### [WORK REQUIRED]
Set all the material down again unchanged, without the pictures.

### [DATA SHOWN]
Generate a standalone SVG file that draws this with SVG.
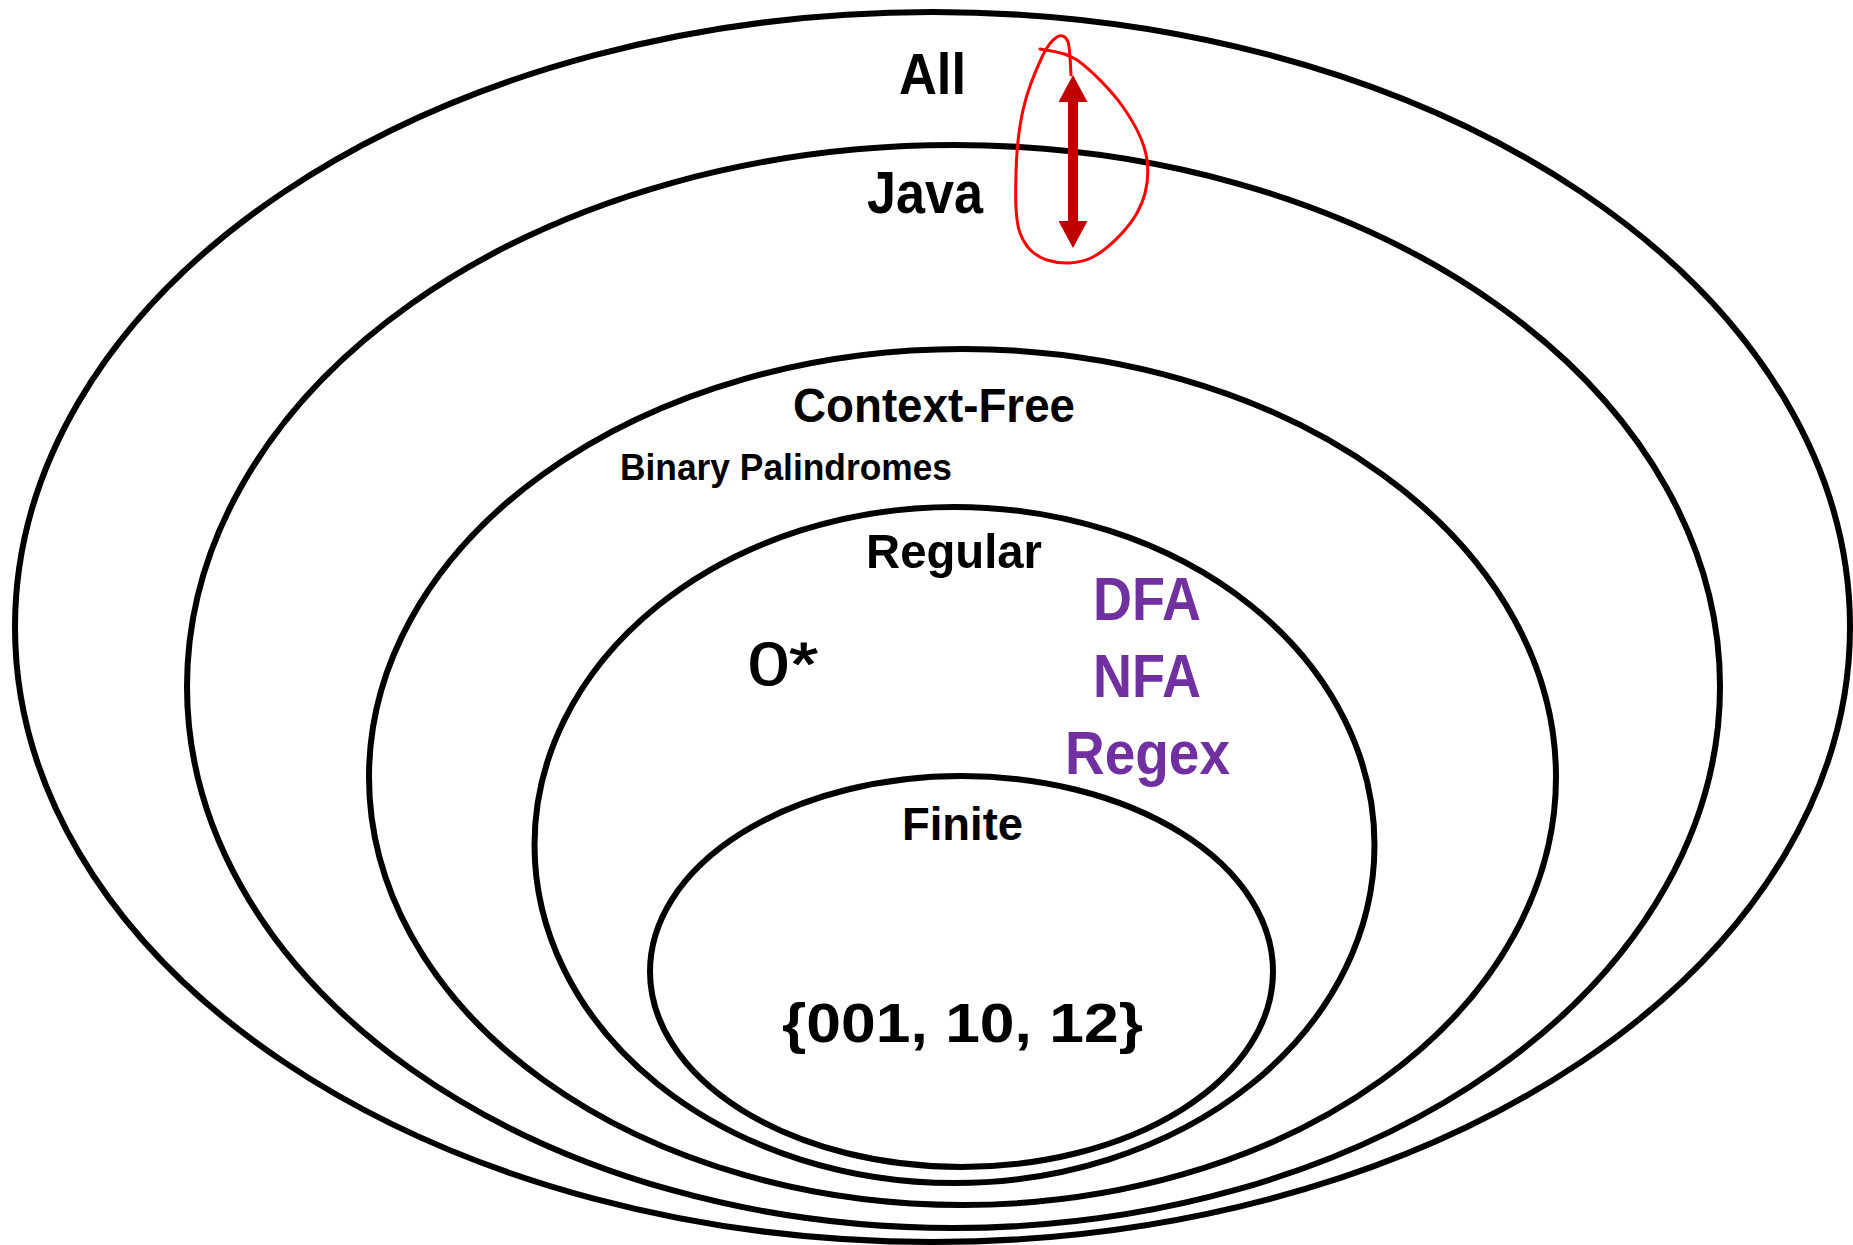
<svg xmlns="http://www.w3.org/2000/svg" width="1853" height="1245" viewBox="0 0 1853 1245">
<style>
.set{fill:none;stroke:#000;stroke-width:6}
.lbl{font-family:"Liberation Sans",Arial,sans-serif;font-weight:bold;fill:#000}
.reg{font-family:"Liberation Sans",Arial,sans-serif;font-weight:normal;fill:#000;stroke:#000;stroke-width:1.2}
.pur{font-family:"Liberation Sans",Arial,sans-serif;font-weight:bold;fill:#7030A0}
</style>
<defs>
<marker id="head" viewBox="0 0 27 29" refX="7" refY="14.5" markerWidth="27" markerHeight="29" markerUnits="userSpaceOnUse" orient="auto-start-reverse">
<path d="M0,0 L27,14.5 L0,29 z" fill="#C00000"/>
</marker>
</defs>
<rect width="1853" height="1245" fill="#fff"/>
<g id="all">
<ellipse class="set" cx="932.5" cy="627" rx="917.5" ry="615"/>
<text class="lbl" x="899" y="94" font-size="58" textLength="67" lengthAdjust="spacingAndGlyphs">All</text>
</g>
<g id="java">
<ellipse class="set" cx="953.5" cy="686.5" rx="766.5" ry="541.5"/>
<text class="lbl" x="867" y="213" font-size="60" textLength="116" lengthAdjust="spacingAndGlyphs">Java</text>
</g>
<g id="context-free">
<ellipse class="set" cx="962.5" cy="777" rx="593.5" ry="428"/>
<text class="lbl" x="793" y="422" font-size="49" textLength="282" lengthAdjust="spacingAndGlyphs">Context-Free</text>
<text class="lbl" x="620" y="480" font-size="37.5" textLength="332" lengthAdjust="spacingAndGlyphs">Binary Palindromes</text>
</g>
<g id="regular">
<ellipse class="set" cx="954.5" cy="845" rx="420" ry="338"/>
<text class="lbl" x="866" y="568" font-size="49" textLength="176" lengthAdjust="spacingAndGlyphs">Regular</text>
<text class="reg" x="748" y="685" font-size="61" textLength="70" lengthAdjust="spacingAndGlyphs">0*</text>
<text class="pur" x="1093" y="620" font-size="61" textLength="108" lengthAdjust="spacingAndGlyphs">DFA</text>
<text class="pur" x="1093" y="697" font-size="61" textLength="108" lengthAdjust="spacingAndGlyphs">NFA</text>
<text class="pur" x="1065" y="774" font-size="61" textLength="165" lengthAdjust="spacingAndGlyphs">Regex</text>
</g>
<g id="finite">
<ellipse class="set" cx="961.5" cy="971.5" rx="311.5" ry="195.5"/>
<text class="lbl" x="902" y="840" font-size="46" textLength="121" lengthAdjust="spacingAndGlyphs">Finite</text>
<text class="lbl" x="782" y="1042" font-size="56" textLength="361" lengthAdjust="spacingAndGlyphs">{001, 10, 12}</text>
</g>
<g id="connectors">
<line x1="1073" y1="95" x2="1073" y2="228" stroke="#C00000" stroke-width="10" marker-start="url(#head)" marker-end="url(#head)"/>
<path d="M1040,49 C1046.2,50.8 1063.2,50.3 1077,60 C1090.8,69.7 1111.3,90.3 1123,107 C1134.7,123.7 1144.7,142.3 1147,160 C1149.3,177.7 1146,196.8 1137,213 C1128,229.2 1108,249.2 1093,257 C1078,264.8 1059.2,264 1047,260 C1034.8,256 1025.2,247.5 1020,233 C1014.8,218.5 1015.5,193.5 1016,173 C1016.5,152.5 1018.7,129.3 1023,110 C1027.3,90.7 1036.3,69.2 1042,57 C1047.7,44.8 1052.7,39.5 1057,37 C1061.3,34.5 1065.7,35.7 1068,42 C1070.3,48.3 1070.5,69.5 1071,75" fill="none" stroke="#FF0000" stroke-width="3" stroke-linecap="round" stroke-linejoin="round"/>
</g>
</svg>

### [TASK RESULT]
Generate a standalone SVG file that draws this with SVG.
<svg xmlns="http://www.w3.org/2000/svg" width="1853" height="1245" viewBox="0 0 1853 1245">
<style>
.set{fill:none;stroke:#000;stroke-width:6}
.lbl{font-family:"Liberation Sans",Arial,sans-serif;font-weight:bold;fill:#000}
.reg{font-family:"Liberation Sans",Arial,sans-serif;font-weight:normal;fill:#000;stroke:#000;stroke-width:1.2}
.pur{font-family:"Liberation Sans",Arial,sans-serif;font-weight:bold;fill:#7030A0}
</style>
<defs>
<marker id="head" viewBox="0 0 27 29" refX="7" refY="14.5" markerWidth="27" markerHeight="29" markerUnits="userSpaceOnUse" orient="auto-start-reverse">
<path d="M0,0 L27,14.5 L0,29 z" fill="#C00000"/>
</marker>
</defs>
<rect width="1853" height="1245" fill="#fff"/>
<g id="all">
<ellipse class="set" cx="932.5" cy="627" rx="917.5" ry="615"/>
<text class="lbl" x="899" y="94" font-size="58" textLength="67" lengthAdjust="spacingAndGlyphs">All</text>
</g>
<g id="java">
<ellipse class="set" cx="953.5" cy="686.5" rx="766.5" ry="541.5"/>
<text class="lbl" x="867" y="213" font-size="60" textLength="116" lengthAdjust="spacingAndGlyphs">Java</text>
</g>
<g id="context-free">
<ellipse class="set" cx="962.5" cy="777" rx="593.5" ry="428"/>
<text class="lbl" x="793" y="422" font-size="49" textLength="282" lengthAdjust="spacingAndGlyphs">Context-Free</text>
<text class="lbl" x="620" y="480" font-size="37.5" textLength="332" lengthAdjust="spacingAndGlyphs">Binary Palindromes</text>
</g>
<g id="regular">
<ellipse class="set" cx="954.5" cy="845" rx="420" ry="338"/>
<text class="lbl" x="866" y="568" font-size="49" textLength="176" lengthAdjust="spacingAndGlyphs">Regular</text>
<text class="reg" x="748" y="685" font-size="61" textLength="70" lengthAdjust="spacingAndGlyphs">0*</text>
<text class="pur" x="1093" y="620" font-size="61" textLength="108" lengthAdjust="spacingAndGlyphs">DFA</text>
<text class="pur" x="1093" y="697" font-size="61" textLength="108" lengthAdjust="spacingAndGlyphs">NFA</text>
<text class="pur" x="1065" y="774" font-size="61" textLength="165" lengthAdjust="spacingAndGlyphs">Regex</text>
</g>
<g id="finite">
<ellipse class="set" cx="961.5" cy="971.5" rx="311.5" ry="195.5"/>
<text class="lbl" x="902" y="840" font-size="46" textLength="121" lengthAdjust="spacingAndGlyphs">Finite</text>
<text class="lbl" x="782" y="1042" font-size="56" textLength="361" lengthAdjust="spacingAndGlyphs">{001, 10, 12}</text>
</g>
<g id="connectors">
<line x1="1073" y1="95" x2="1073" y2="228" stroke="#C00000" stroke-width="10" marker-start="url(#head)" marker-end="url(#head)"/>
<path d="M1040,49 C1046.2,50.8 1063.2,50.3 1077,60 C1090.8,69.7 1111.3,90.3 1123,107 C1134.7,123.7 1144.7,142.3 1147,160 C1149.3,177.7 1146,196.8 1137,213 C1128,229.2 1108,249.2 1093,257 C1078,264.8 1059.2,264 1047,260 C1034.8,256 1025.2,247.5 1020,233 C1014.8,218.5 1015.5,193.5 1016,173 C1016.5,152.5 1018.7,129.3 1023,110 C1027.3,90.7 1036.3,69.2 1042,57 C1047.7,44.8 1052.7,39.5 1057,37 C1061.3,34.5 1065.7,35.7 1068,42 C1070.3,48.3 1070.5,69.5 1071,75" fill="none" stroke="#FF0000" stroke-width="3" stroke-linecap="round" stroke-linejoin="round"/>
</g>
</svg>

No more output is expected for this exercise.